Thursday, November 18, 2010

Asian Games 2010: China Team’s Elimination Slammed By Media

China’s media showered invective on its national football team, calling the loss to South Korea a humiliating nightmare and labelling the team the worst in the nation’s history.
Three-time champions South Korea knocked China out of the Asian Games comptition Monday, dominating the hosts with a 3-0 victory in front of 43,000 disappointed Chinese fans in the last 16 clash.
“This series of matches by the team that has been called ‘China’s worst Olympic team in history’ has used their performances here to prove that they are the worst in history,” the Yangtze Evening News screamed.
Despite Asian Games victories over Kyrgyzstan and Malaysia, the Chinese side lost to their fiercest rivals South Korea and Japan by identical scores.
Monday’s defeat “rubbed salt into the wounds of Chinese soccer, which has been hit hard in the last few years by match-fixing, crooked referees and illegal gambling,” Xinhua news agency said.
The South Koreans “met few threats from a seemingly amateurish side who created few chances and shots and had a fragile defence.”

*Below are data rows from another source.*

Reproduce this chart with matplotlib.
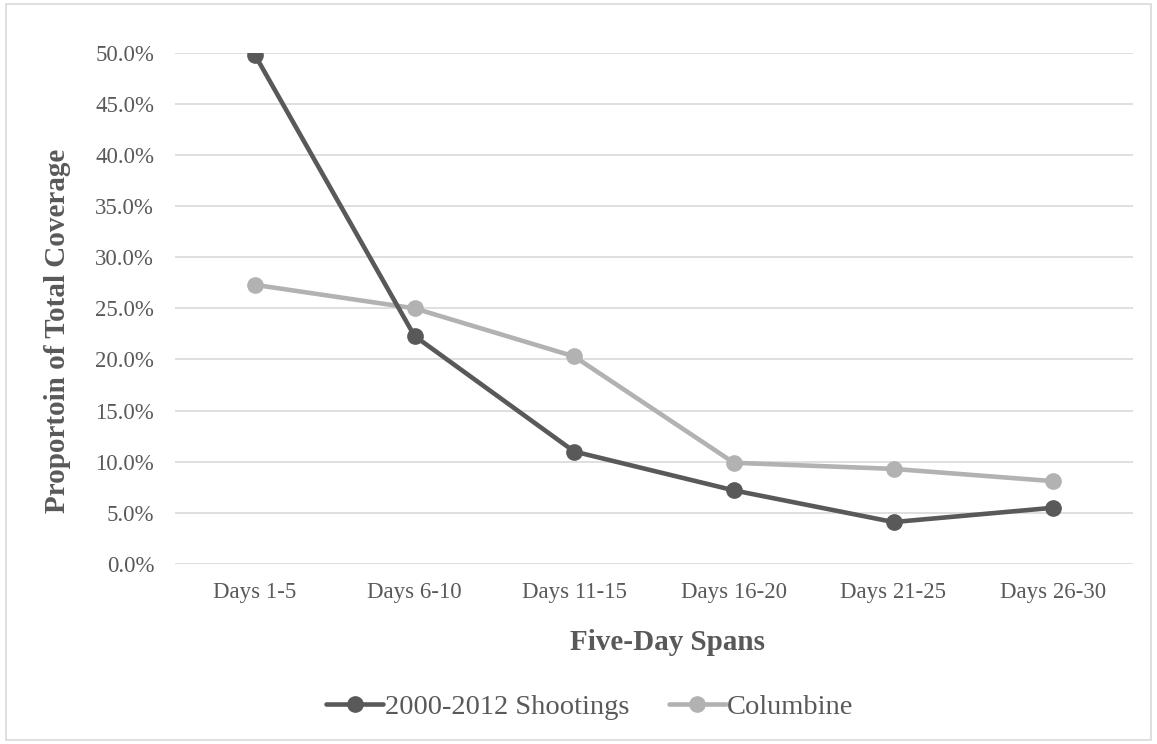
import matplotlib
matplotlib.use("Agg")
import matplotlib.pyplot as plt
from matplotlib.ticker import FuncFormatter, MultipleLocator
from matplotlib.patches import Rectangle

# Share of total coverage per five-day span (percent)
spans = ["Days 1-5", "Days 6-10", "Days 11-15", "Days 16-20", "Days 21-25", "Days 26-30"]
shootings_2000_2012 = [49.8, 22.3, 11.0, 7.2, 4.1, 5.5]
columbine = [27.3, 25.0, 20.3, 9.9, 9.3, 8.1]

plt.rcParams["font.family"] = ["Liberation Serif", "DejaVu Serif"]

W, H = 1157, 744
fig = plt.figure(figsize=(W / 100, H / 100), dpi=100)
ax = fig.add_axes([175 / W, 1 - 564 / H, (1133 - 175) / W, (564 - 52.7) / H])

text_color = "#595959"
x = list(range(len(spans)))
ax.plot(x, shootings_2000_2012, color="#595959", lw=3.3, marker="o", ms=11,
        label="2000-2012 Shootings", zorder=3, solid_capstyle="round")
ax.plot(x, columbine, color="#B2B2B2", lw=3.3, marker="o", ms=11,
        label="Columbine", zorder=2, solid_capstyle="round")

ax.set_xlim(-0.5, len(spans) - 0.5)
ax.set_ylim(0, 50)
ax.yaxis.set_major_locator(MultipleLocator(5))
ax.yaxis.set_major_formatter(FuncFormatter(lambda v, _: f"{v:.1f}%"))
ax.set_xticks(x)
ax.set_xticklabels(spans)
ax.grid(axis="y", color="#D9D9D9", lw=1.2)
ax.set_axisbelow(True)
for s in ax.spines.values():
    s.set_visible(False)
ax.tick_params(axis="both", length=0, labelsize=16.5, labelcolor=text_color)
ax.tick_params(axis="x", pad=13)
ax.tick_params(axis="y", pad=15)

# axis titles
fig.text(667 / W, 1 - 643 / H, "Five-Day Spans", fontsize=21, fontweight="bold",
         color=text_color, ha="center", va="center")
fig.text(58 / W, 1 - 331 / H, "Proportoin of Total Coverage", fontsize=21,
         fontweight="bold", color=text_color, ha="center", va="center", rotation=90)

fig.legend(loc="center", bbox_to_anchor=(590 / W, 1 - 707 / H), ncol=2,
           frameon=False, fontsize=20.5, handlelength=2.0, columnspacing=1.4,
           handletextpad=0.05, labelcolor=text_color)

# light frame around the whole chart
fig.patches.append(Rectangle((6 / W, 4 / H), 1 - 12 / W, 1 - 8 / H,
                             transform=fig.transFigure, fill=False,
                             edgecolor="#D9D9D9", lw=1.2))

fig.savefig("out.png", dpi=100, facecolor="white")
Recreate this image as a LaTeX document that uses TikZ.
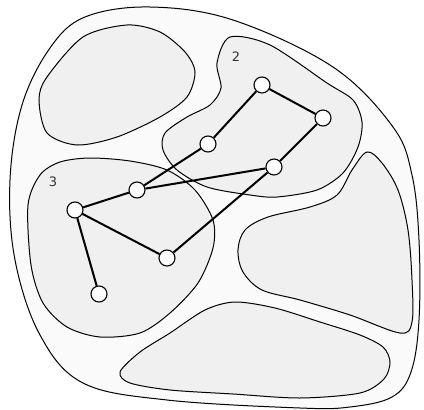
\documentclass[tikz,border=0pt]{standalone}
\usepackage{fontspec}
\setsansfont{DejaVu Sans}
\usepackage{tikz}
\usetikzlibrary{arrows, shapes}

\definecolor{hell}{HTML}{FAFAFA}
\definecolor{flaeche}{HTML}{F0F0F0}
\definecolor{schrift}{HTML}{333333}

\begin{document}
\begin{tikzpicture}[knoten/.style={circle, draw, fill=white, line width=1.1pt, minimum size=16pt, inner sep=0pt},
				kante/.style={line width=2pt},
				rand/.style={line width=1pt},
				marke/.style={text=schrift, font=\sffamily\fontsize{13}{15}\selectfont},
				x=1pt, y=-1pt]
				%Bildbereich
				\useasboundingbox (0,0) rectangle (424,410);
				%Aeusserer Umriss
				\draw[rand, fill=hell] plot[smooth cycle, tension=0.6] coordinates {(85,17) (150,7) (233,20) (333,67) (393,127) (412,175) (419,240) (419,320) (411,372) (392,397) (350,407) (300,408) (167,400) (83,383) (40,335) (15,260) (10,180) (22,105) (50,48)};
				%Gebiete fuellen
				\fill[flaeche] plot[smooth cycle] coordinates {(39,100) (47,77) (83,37) (127,25) (160,32) (185,52) (195,72) (187,97) (160,117) (117,137) (77,145) (47,133)};
				\fill[flaeche] plot[smooth cycle] coordinates {(230,37) (270,45) (327,83) (353,100) (362,122) (358,147) (343,173) (317,190) (277,197) (250,195) (207,187) (177,170) (163,150) (165,133) (187,117) (210,105) (221,88) (217,63)};
				\fill[flaeche] plot[smooth cycle] coordinates {(28,205) (40,175) (60,162) (90,158) (130,161) (167,170) (195,190) (213,220) (213,248) (198,283) (170,313) (140,333) (100,337) (67,327) (43,303) (31,265)};
				\fill[flaeche] plot[smooth cycle, tension=0.55] coordinates {(367,152) (382,163) (398,190) (408,230) (412,280) (412,322) (400,333) (350,315) (300,300) (262,290) (243,272) (238,250) (245,230) (268,217) (310,207) (337,195) (352,170)};
				\fill[flaeche] plot[smooth cycle] coordinates {(120,372) (140,352) (170,333) (205,310) (235,302) (275,308) (320,322) (360,335) (383,347) (390,362) (384,379) (360,393) (300,398) (233,394) (170,390) (130,383)};
				%Umrisse der Gebiete
				\draw[rand] plot[smooth cycle] coordinates {(39,100) (47,77) (83,37) (127,25) (160,32) (185,52) (195,72) (187,97) (160,117) (117,137) (77,145) (47,133)};
				\draw[rand] plot[smooth cycle] coordinates {(230,37) (270,45) (327,83) (353,100) (362,122) (358,147) (343,173) (317,190) (277,197) (250,195) (207,187) (177,170) (163,150) (165,133) (187,117) (210,105) (221,88) (217,63)};
				\draw[rand] plot[smooth cycle] coordinates {(28,205) (40,175) (60,162) (90,158) (130,161) (167,170) (195,190) (213,220) (213,248) (198,283) (170,313) (140,333) (100,337) (67,327) (43,303) (31,265)};
				\draw[rand] plot[smooth cycle, tension=0.55] coordinates {(367,152) (382,163) (398,190) (408,230) (412,280) (412,322) (400,333) (350,315) (300,300) (262,290) (243,272) (238,250) (245,230) (268,217) (310,207) (337,195) (352,170)};
				\draw[rand] plot[smooth cycle] coordinates {(120,372) (140,352) (170,333) (205,310) (235,302) (275,308) (320,322) (360,335) (383,347) (390,362) (384,379) (360,393) (300,398) (233,394) (170,390) (130,383)};
				%Beschriftung
				\node[marke] (nr2) at (236,57) {2};
				\node[marke] (nr3) at (53,182) {3};
				%Knoten
				\node[knoten] (a) at (262,85) {};
				\node[knoten] (b) at (323,118) {};
				\node[knoten] (c) at (208,144) {};
				\node[knoten] (d) at (274,167) {};
				\node[knoten] (e) at (137,190) {};
				\node[knoten] (f) at (75,210) {};
				\node[knoten] (g) at (167,258) {};
				\node[knoten] (h) at (99,294) {};
				%Kanten
				\draw[kante] (a) -- (b);
				\draw[kante] (a) -- (c);
				\draw[kante] (c) -- (e);
				\draw[kante] (b) -- (d);
				\draw[kante] (d) -- (e);
				\draw[kante] (d) -- (g);
				\draw[kante] (e) -- (f);
				\draw[kante] (f) -- (g);
				\draw[kante] (f) -- (h);
\end{tikzpicture}
\end{document}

Leading web portal Sina.com said the loss was an insult to the fans, adding there was little hope for the future of a youth side that is “paralyzed by fear” of their East Asian opponents.
According to a Sina survey, 91 percent of over 17,000 respondents said there was no hope for the team, while 95 percent said that their technical ability was lagging far behind that of South Korea.
“China’s nightmare of losing to its perennial rival, the Repbulic of Korea, continued on Monday,” said the China Daily in a story headlined: “China chokes in front of huge crowd of hometeam supporters.”
Numerous papers noted that Chinese fans gave up on their team early in the second half and began cheering on the South Korean side.
The Chengdu Business News focused its criticism on the team’s coach Sun Wei, saying his strategy was more fit for rugby than football, joining the chorus of calls for his removal.
“It cannot be decided by me, but by the soccer authorities,” the beleaguered Sun said of his likely dismissal.
“Personally, the tournament in the Asian Games, whether we win or lose, is part of my coaching career.”
Following the loss to Japan last week, the media has reported that the team will hire a foreign coach for the qualifying run to the 2012 London Olympics.
“Watching China fall behind Japan and South Korea, and seeing the performances of Iran and North Korea, we can see that the Chinese team is still far away from London,” the People’s Daily, the mouthpiece of the ruling Communist Party, said.
China’s loyal fans had hoped a run deep into the Asian Games tournament would help turn the page on the nasty corruption scandal that has resulted in the arrests of two former heads of the Chinese Football Association and a bevy of lower-level officials.